Adsorption behavior of chloramphenicol on an activated carbon from pomelo peel using KHCO₃ activator

Overuse of antibiotics causes environmental pollution, and activated carbon adsorption is an effective way to remove antibiotics from polluted water. Herein, a cost-effective biomass carbon adsorbent for the adsorption of chloramphenicol (CHL) was prepared from pomelo peel using KHCO3 activator. The activated carbon boasted a significant specific surface area (SBET) of 1608 m(2) g(-1) with a maximum adsorption capacity (Q(max)) for CHL reaching 549.5 mg g(-1). The effect of adsorption behavior on adsorption capacity was studied.
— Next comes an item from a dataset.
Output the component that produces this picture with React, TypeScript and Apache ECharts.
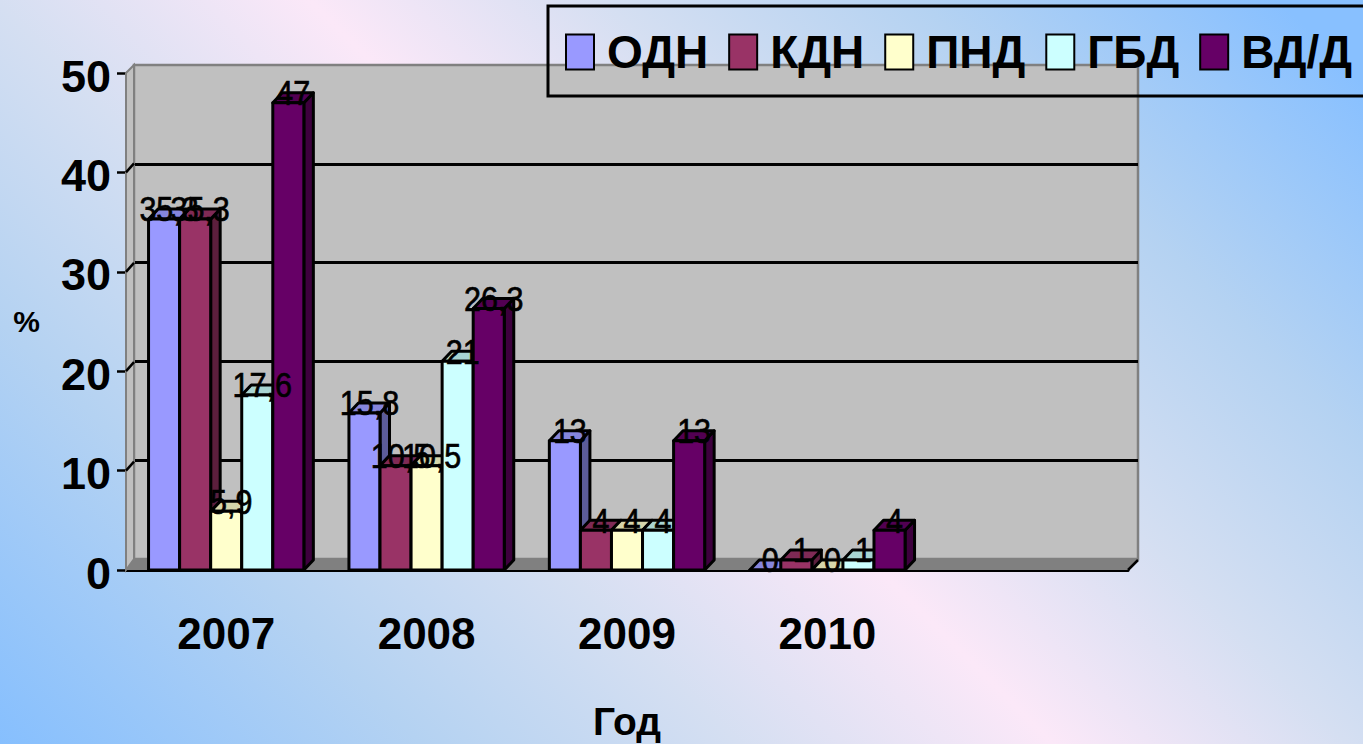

The adsorption process followed the pseudo-second-order kinetic and Langmuir models. From combined FT-IR and XPS data, the adsorption action included both physical adsorption and chemical adsorption. The rate-limiting step was diffusion through the boundary layer. The adsorption mechanism mainly included the processes of pore filling, functional group binding, and hydrogen bond and pi-pi interactions. Thermodynamic parameters demonstrated spontaneous and exothermic properties. This work demonstrated the rational application of waste biomass carbon for efficient adsorption of antibiotics to provide new help for antibiotic removal from polluted water.